- RECORDS FOR THE EXERCISE
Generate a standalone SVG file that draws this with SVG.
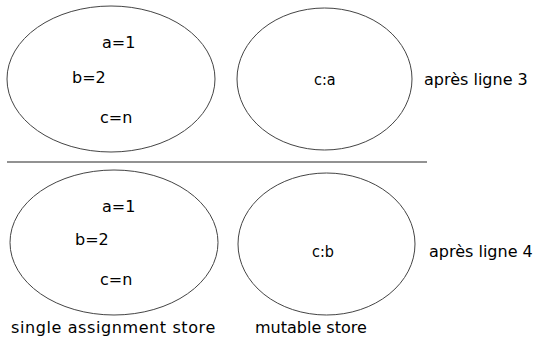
<svg xmlns="http://www.w3.org/2000/svg" width="535" height="337" viewBox="0 0 535 337">
<style>
.st{fill:none;stroke:#444;stroke-width:1}
.t{font-family:"DejaVu Sans",sans-serif;font-size:16px;fill:#000}
.c{font-family:"DejaVu Sans Condensed","DejaVu Sans",sans-serif;font-size:16px;fill:#000}
.sep{stroke:#6e6e6e;stroke-width:1.6}
</style>
<rect width="535" height="337" fill="#fff"/>
<g id="single-store-3">
<ellipse class="st" cx="111" cy="79" rx="104" ry="73"/>
<text class="t" x="102" y="48">a=1</text>
<text class="t" x="72" y="83">b=2</text>
<text class="t" x="100" y="123">c=n</text>
</g>
<g id="mutable-store-3">
<ellipse class="st" cx="324.5" cy="79" rx="87.5" ry="71"/>
<text class="c" x="314" y="85">c:a</text>
</g>
<text class="t" x="424" y="85">après ligne 3</text>
<line class="sep" x1="7" y1="162" x2="427" y2="162"/>
<g id="single-store-4">
<ellipse class="st" cx="114" cy="242.5" rx="104" ry="72.5"/>
<text class="t" x="102" y="212">a=1</text>
<text class="t" x="75" y="245">b=2</text>
<text class="t" x="100" y="285">c=n</text>
</g>
<g id="mutable-store-4">
<ellipse class="st" cx="326.5" cy="244" rx="88.5" ry="71"/>
<text class="c" x="312" y="257">c:b</text>
</g>
<text class="t" x="429" y="257">après ligne 4</text>
<text class="t" x="11" y="333" letter-spacing="0.6">single assignment store</text>
<text class="t" x="255" y="333">mutable store</text>
<g id="connectors"/>
</svg>
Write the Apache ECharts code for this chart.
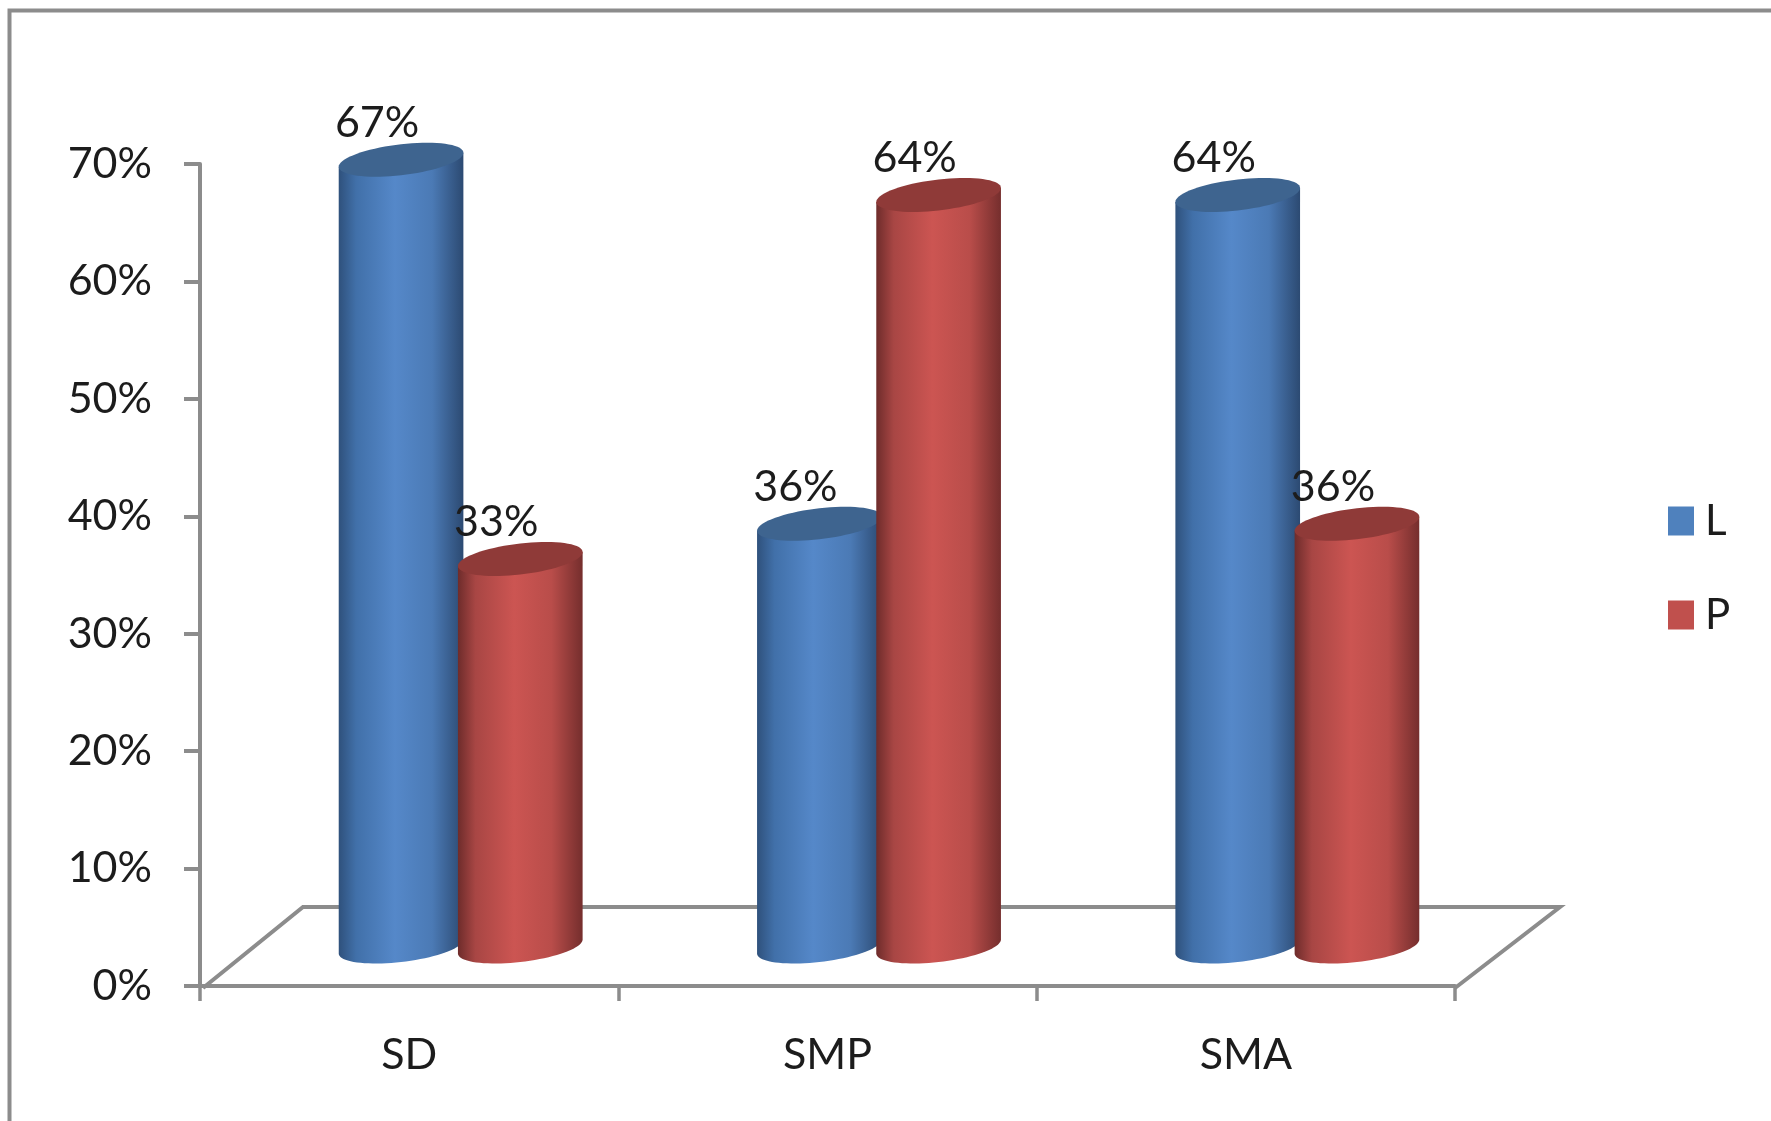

- THE TASK
Take the data above and repeat it exactly, leaving each picture out.

- FINISHED EXERCISE
Generate a standalone SVG file that draws this with SVG.
<svg xmlns="http://www.w3.org/2000/svg" width="535" height="337" viewBox="0 0 535 337">
<style>
.st{fill:none;stroke:#444;stroke-width:1}
.t{font-family:"DejaVu Sans",sans-serif;font-size:16px;fill:#000}
.c{font-family:"DejaVu Sans Condensed","DejaVu Sans",sans-serif;font-size:16px;fill:#000}
.sep{stroke:#6e6e6e;stroke-width:1.6}
</style>
<rect width="535" height="337" fill="#fff"/>
<g id="single-store-3">
<ellipse class="st" cx="111" cy="79" rx="104" ry="73"/>
<text class="t" x="102" y="48">a=1</text>
<text class="t" x="72" y="83">b=2</text>
<text class="t" x="100" y="123">c=n</text>
</g>
<g id="mutable-store-3">
<ellipse class="st" cx="324.5" cy="79" rx="87.5" ry="71"/>
<text class="c" x="314" y="85">c:a</text>
</g>
<text class="t" x="424" y="85">après ligne 3</text>
<line class="sep" x1="7" y1="162" x2="427" y2="162"/>
<g id="single-store-4">
<ellipse class="st" cx="114" cy="242.5" rx="104" ry="72.5"/>
<text class="t" x="102" y="212">a=1</text>
<text class="t" x="75" y="245">b=2</text>
<text class="t" x="100" y="285">c=n</text>
</g>
<g id="mutable-store-4">
<ellipse class="st" cx="326.5" cy="244" rx="88.5" ry="71"/>
<text class="c" x="312" y="257">c:b</text>
</g>
<text class="t" x="429" y="257">après ligne 4</text>
<text class="t" x="11" y="333" letter-spacing="0.6">single assignment store</text>
<text class="t" x="255" y="333">mutable store</text>
<g id="connectors"/>
</svg>
Write the Apache ECharts code for this chart.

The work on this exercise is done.